Jusqu’au jour où nous avons envie d’en parler, parce que nous avons ce sentiment qu’autour de nous que plus personne ne pense à notre fille partie beaucoup trop tôt. Avec l’accord de mon mari, j’ai donc participé à une émission pour parler et faire connaitre notre souffrance que personne ne veut reconnaitre parce qu’ils n’ont jamais connu notre fille.

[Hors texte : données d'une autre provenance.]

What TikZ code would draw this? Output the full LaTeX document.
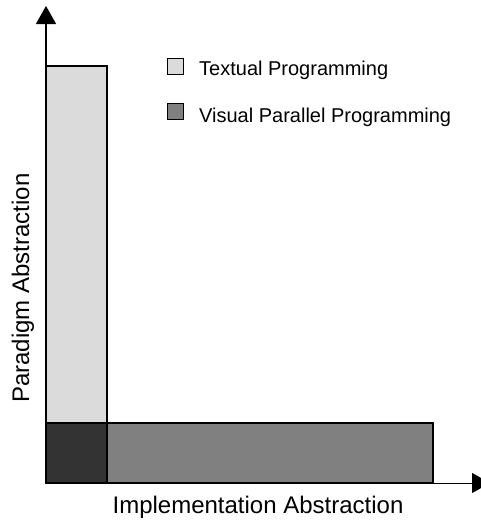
\documentclass[tikz,border=0pt]{standalone}
\usepackage{fontspec}
\setmainfont{Liberation Sans}
\usetikzlibrary{positioning, arrows.meta}
\definecolor{textual}{RGB}{219,219,219}
\definecolor{visual}{RGB}{128,128,128}
\definecolor{overlap}{RGB}{51,51,51}

\begin{document}
\begin{tikzpicture}[x=1pt, y=-1pt,
  bar/.style={draw=black, line width=1.3pt},
  key/.style={draw=black, line width=1pt, minimum size=16pt, inner sep=0pt},
  keylab/.style={font=\fontsize{20}{24}\selectfont, anchor=base west, inner sep=0pt},
  axlab/.style={font=\fontsize{24}{28}\selectfont, anchor=base, inner sep=0pt},
  axis/.style={line width=1.4pt, -{Triangle[length=18pt, width=20pt]}}]
\useasboundingbox (0,0) rectangle (481,520);
\coordinate (o) at (46,483);
\coordinate (ytip) at (46,6);
\coordinate (xtip) at (490,483);
% bars
\fill[textual] (46,66) rectangle (107,423);
\draw[bar] (46,66) rectangle (107,423);
\draw[bar, fill=visual] (107,423) rectangle (433,483);
\draw[bar, fill=overlap] (46,423) rectangle (107,483);
% axes
\draw[axis, line width=1pt] (o) -- (xtip);
\draw[axis] (o) -- (ytip);
\node[axlab] (xlab) at (258,513) {Implementation Abstraction};
\node[axlab, rotate=90] (ylab) at (29,288) {Paradigm Abstraction};
% legend
\node[key, fill=textual] (ktext) at (175,66) {};
\node[key, fill=visual] (kvis) at (175,111) {};
\node[keylab] (ltext) at (199,75) {Textual Programming};
\node[keylab] (lvis) at (199,122) {Visual Parallel Programming};
\end{tikzpicture}
\end{document}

Aujourd’hui nous avons deux petits bonhommes David et Samuel qui nous apportent beaucoup de bonheur. Valentina reste présente dans notre vie, nous pensons à elle chaque seconde de notre vie, même si nous parlons moins souvent d’elle avec nos deux petits hommes à nos côtés. Dernièrement j’ai avoué à mon mari que je souhaiterai que nous parlions plus souvent de Valentina parce que nous en avons besoin pour que personne autour de moi ne l’oublie.
Cintia
Je ne suis plus seule
Le deuil d’un enfant n’est jamais chose facile et chacun a sa propre vision de comment surmonter ça. On n’est pas égaux face à la douleur de cette perte et je pense que le principal est de faire comme on peut au moment où on le peut. À la perte de notre fils, j’ai été voir la psychologue que l’on m’avait conseillée. Lors de notre première séance, je n’étais pas à I ’aise, elle ne me posait pas les bonnes questions, n’avait pas les bonnes réponses, j’avais I ‘impression de perdre mon temps, et qu’elle ne comprenait pas ou peu ce que je ressentais.

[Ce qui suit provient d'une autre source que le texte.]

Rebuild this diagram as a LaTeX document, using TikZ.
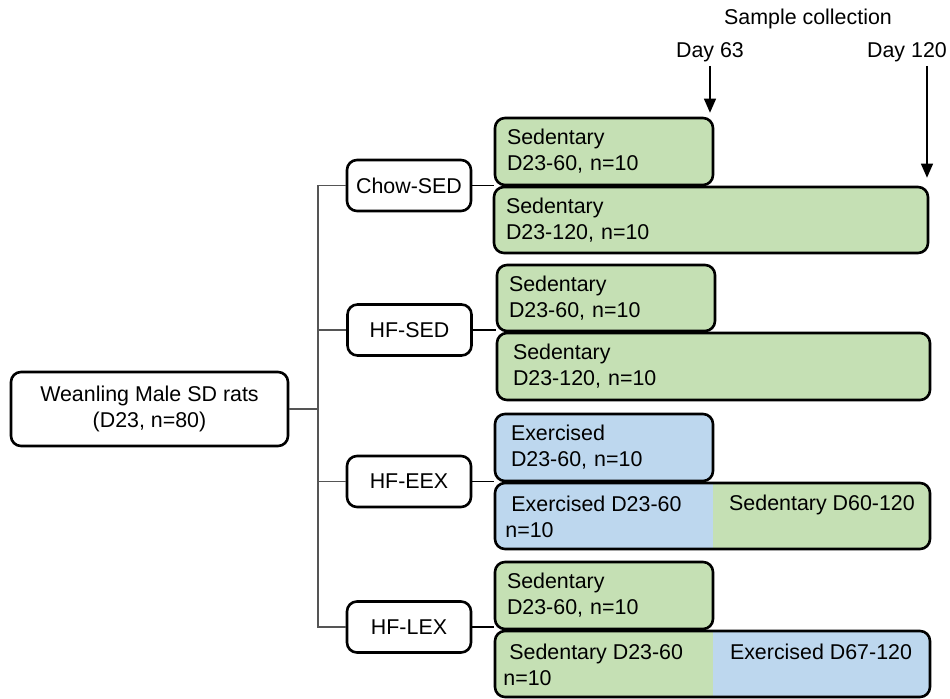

J’ai donc décidé de ne plus y aller au bout de trois séances. Mais toute seule je ne m’en sortais pas, et après quelques mois à donner le change je suis tombée dans une grosse dépression.
Mon médecin, mon mari, mon père se sont relayés pour me soutenir, m’écouter... avec mon mari on parlait énormément, il me comprenait, me soutenait beaucoup et un soir on a décidé que j’irais voir sur le forum Petite Émilie.
Le lendemain je suis allée voir, je me suis inscrite, et là, je lis ces histoires, toute ces histoires communes à la finalité de la mienne, je discute même avec une dame qui finit par m’appeler mamange ... Quoi ? Je suis une ... Mamange, le nom me parle, me rassure même…je ne suis pas la seule, je ne suis plus seule.
Chaque jour je raconte à mon mari que I ’avenir sera meilleur que je veux y croire elles y sont bien arrivées elles !!!
Alors mon mari me soutient, m’encourage et avec I ‘accord de mon médecin, je diminue progressivement les antidépresseurs.
Mon mari m’emmène à la mer, lieu où je me sens le plus libre au monde et là je crie, j’hurle mes angoisses, mes douleurs, ma colère, il est là derrière moi, à me soutenir comme toujours, comme jamais.
Lui il me porte par son amour et sa force ; les mamanges du forum par leurs réponses et la reconnaissance de notre petit ange.
Ainsi les jours, les mois passent et j’ai arrêté les antidépresseurs, je vais mieux, je n’oublie pas. Ça non jamais on oublie, mais je suis une mamange et je ne suis plus seule.